Apenas hicieron unos metros, comprobaron el rigor del mar. Las elevadas y espumosas crestas, el ensordecedor estruendo de la rompiente y el bullicio masivo de las gaviotas formaban un cóctel estresante.
Aunque Ivo y Bruno realmente se esmeraban al remar, no lograban avanzar de una manera armónica. Dicho fracaso no se debía a una falta de fuerza, sino a una técnica deficiente. Comprendían la teoría; entendían el movimiento circular y la palanca sobre el agua, pero carecían de práctica. La desincronización provocaba que los remos de uno chocaran contra los remos del otro.

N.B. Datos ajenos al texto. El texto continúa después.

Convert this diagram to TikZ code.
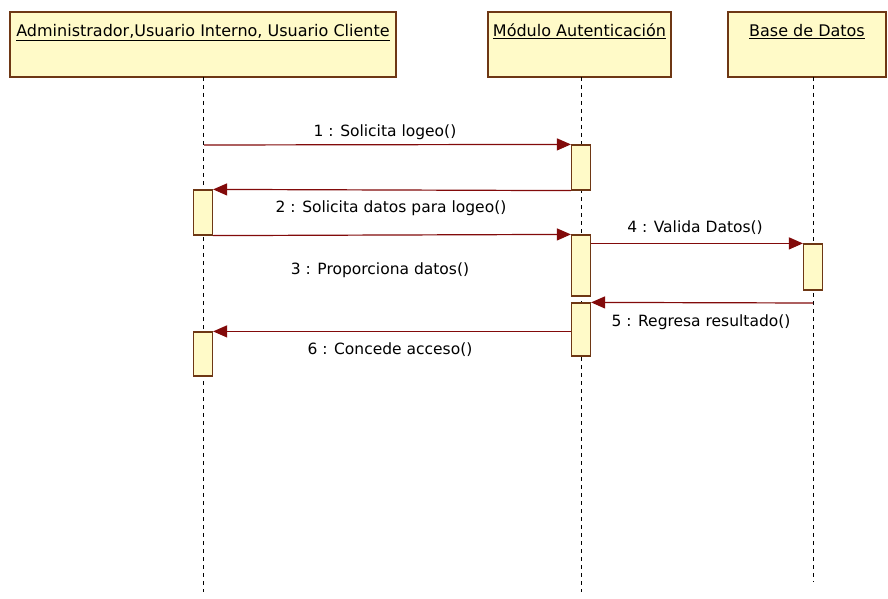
\documentclass[tikz,border=0pt]{standalone}
\usepackage{fontspec}
\setmainfont{DejaVu Sans}
\usetikzlibrary{arrows.meta,calc}
\definecolor{boxfill}{RGB}{255,250,200}
\definecolor{boxdraw}{RGB}{110,55,20}
\definecolor{msg}{RGB}{130,10,10}
\tikzset{
  x=1pt, y=-1pt,
  header/.style={draw=boxdraw, fill=boxfill, line width=1.2pt, rectangle, inner xsep=0pt, inner ysep=0pt,
     text height=25pt, text depth=40pt, font=\fontsize{16}{19}\selectfont},
  act/.style={draw=boxdraw, fill=boxfill, line width=1.2pt, rectangle, minimum width=19pt, inner sep=0pt},
  life/.style={line width=1pt, dash pattern=on 4pt off 4pt, black},
  message/.style={draw=msg, line width=1.2pt, -{Triangle[length=14pt,width=12pt]}, color=msg},
  lbl/.style={font=\fontsize{15.5}{18}\selectfont, inner sep=0pt}
}
\begin{document}
\begin{tikzpicture}
\useasboundingbox (0,0) rectangle (888,599);
\fill[white] (0,0) rectangle (888,599);
% headers
\node[header, minimum width=386pt] (h1) at (203,44.5) {\underline{Administrador,Usuario Interno, Usuario Cliente}};
\node[header, minimum width=183pt] (h2) at (579.5,44.5) {\underline{Módulo Autenticación}};
\node[header, minimum width=158pt] (h3) at (807,44.5) {\underline{Base de Datos}};
% lifeline ends
\coordinate (e1) at (203,592);
\coordinate (e2) at (581,592);
\coordinate (e3) at (813,582);
\draw[life] (203,77) -- (e1);
\draw[life] (581,77) -- (e2);
\draw[life] (813,77) -- (e3);
% activations
\node[act, minimum height=45pt] (a1) at (581,167.5) {};
\node[act, minimum height=61pt] (a2) at (581,265.5) {};
\node[act, minimum height=53pt] (a3) at (581,329.5) {};
\node[act, minimum height=45pt] (b1) at (203,212.5) {};
\node[act, minimum height=44pt] (b2) at (203,354) {};
\node[act, minimum height=46pt] (d1) at (813,267) {};
% message start points
\coordinate (s1) at (204,145);
\coordinate (s5) at (813,303);
% messages
\draw[message] (s1) -- (a1.north west);
\draw[message] (a1.south west) -- (b1.north east);
\draw[message] (b1.south east) -- (a2.north west);
\draw[message] (d1.north west -| a2.east) -- (d1.north west);
\draw[message] (s5) -- (a3.north east);
\draw[message] (b2.north east -| a3.west) -- (b2.north east);
% labels
\node[lbl] (m1) at (385,132) {1 : Solicita logeo()};
\node[lbl] (m2) at (391,208) {2 : Solicita datos para logeo()};
\node[lbl] (m3) at (380,270) {3 : Proporciona datos()};
\node[lbl] (m4) at (695,228) {4 : Valida Datos()};
\node[lbl] (m5) at (701,322) {5 : Regresa resultado()};
\node[lbl] (m6) at (390,350) {6 : Concede acceso()};
\end{tikzpicture}
\end{document}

De a poco fueron agarrándole la mano: ajustaron la cadencia de las paladas y consiguieron navegar de una forma aceptable. Eso sí, el hecho de que avanzaran armoniosamente no garantizaba el éxito, ya que también estaba la cuestión de la orientación. El miedo de quedar a la deriva existía, por más que la isla tuviera las dimensiones suficientes como para que resultara prácticamente imposible no hallarla. Tan sólo debían seguir determinada dirección y darían con ella. Para eso, dependían de la pericia de Filomena con la brújula.
Como sea, a buen ritmo se alejaron de la costa. En un abrir y cerrar de ojos, ya habían cruzado el límite que los pescadores no se animaban a cruzar. A partir de aquí, la cuestión se tornó seria. Ivo, Bruno y Filomena se encontraban navegando a una profundidad donde las olas no rozaban con el suelo marino y, por lo tanto, no perdían velocidad. Es así que el agua acarreaba una enorme energía y representaba un verdadero peligro.

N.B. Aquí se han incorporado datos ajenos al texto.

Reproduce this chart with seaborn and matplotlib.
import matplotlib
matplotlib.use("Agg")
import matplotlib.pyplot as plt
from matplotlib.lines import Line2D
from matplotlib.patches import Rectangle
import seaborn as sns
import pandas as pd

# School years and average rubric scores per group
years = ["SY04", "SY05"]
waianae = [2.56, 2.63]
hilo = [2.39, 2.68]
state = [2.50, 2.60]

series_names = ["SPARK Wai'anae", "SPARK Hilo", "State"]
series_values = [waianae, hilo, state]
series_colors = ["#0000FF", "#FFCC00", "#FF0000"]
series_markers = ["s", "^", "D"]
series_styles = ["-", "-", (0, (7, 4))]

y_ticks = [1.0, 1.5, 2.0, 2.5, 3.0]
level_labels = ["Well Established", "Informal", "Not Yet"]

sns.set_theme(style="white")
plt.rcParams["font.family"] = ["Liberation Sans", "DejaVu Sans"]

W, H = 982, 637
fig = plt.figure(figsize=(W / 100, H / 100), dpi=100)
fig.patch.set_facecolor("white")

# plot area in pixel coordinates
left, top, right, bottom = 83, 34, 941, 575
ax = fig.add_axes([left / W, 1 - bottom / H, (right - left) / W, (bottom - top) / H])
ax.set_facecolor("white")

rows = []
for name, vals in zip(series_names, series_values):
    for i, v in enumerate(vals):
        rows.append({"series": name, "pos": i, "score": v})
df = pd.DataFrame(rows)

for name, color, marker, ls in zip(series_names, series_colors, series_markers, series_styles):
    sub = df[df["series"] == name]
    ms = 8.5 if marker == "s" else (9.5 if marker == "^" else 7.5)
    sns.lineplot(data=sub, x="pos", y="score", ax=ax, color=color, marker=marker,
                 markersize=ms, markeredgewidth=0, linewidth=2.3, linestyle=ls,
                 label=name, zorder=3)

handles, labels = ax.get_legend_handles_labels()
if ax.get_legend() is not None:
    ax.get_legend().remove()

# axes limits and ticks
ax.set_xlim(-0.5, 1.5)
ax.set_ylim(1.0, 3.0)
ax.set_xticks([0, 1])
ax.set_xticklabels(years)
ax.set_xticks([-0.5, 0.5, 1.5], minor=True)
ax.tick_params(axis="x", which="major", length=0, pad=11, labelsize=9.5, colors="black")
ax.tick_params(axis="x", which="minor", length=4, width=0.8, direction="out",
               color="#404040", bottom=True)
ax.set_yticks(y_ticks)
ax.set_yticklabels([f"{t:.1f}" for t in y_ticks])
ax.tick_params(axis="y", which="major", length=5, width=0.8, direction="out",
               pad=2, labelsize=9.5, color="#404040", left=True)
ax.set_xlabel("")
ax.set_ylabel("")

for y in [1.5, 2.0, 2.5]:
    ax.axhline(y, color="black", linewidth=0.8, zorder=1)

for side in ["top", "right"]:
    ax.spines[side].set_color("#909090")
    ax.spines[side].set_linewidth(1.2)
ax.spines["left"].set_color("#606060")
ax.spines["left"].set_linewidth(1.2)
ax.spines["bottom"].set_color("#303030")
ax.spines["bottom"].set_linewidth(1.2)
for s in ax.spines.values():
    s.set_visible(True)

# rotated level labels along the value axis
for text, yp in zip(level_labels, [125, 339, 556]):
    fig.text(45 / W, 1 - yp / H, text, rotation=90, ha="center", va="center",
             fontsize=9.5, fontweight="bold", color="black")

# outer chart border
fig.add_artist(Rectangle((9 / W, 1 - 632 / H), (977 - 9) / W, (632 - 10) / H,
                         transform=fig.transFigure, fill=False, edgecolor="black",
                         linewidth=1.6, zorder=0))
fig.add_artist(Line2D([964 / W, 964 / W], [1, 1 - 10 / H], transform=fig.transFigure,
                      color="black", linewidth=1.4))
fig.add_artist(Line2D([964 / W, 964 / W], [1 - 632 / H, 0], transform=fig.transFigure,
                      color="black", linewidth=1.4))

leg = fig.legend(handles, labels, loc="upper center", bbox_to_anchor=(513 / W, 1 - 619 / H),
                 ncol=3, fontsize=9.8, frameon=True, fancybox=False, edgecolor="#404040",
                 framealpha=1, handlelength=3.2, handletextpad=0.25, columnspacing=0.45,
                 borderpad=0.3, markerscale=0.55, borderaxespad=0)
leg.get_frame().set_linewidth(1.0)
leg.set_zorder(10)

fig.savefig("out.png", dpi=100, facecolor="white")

La embarcación capitaneada por la médica empezó a dar bruscos pantocazos: la parte frontal del casco se abalanzó sobre el lomo ondulado del mar, despegó varios centímetros y castigó contra el agua con violencia. Esta secuencia se repitió reiteradas veces. Para contrarrestar dicho efecto, Filomena se cruzó entre medio de los remeros y se sentó en la proa. Ya ubicada, se afianzó con la soga que habían utilizado para trasladar la barca a lo largo del muelle. Con esta arriesgada medida, el cuerpo de la mujer añadió peso al frente y atenuó los cabeceos del casco.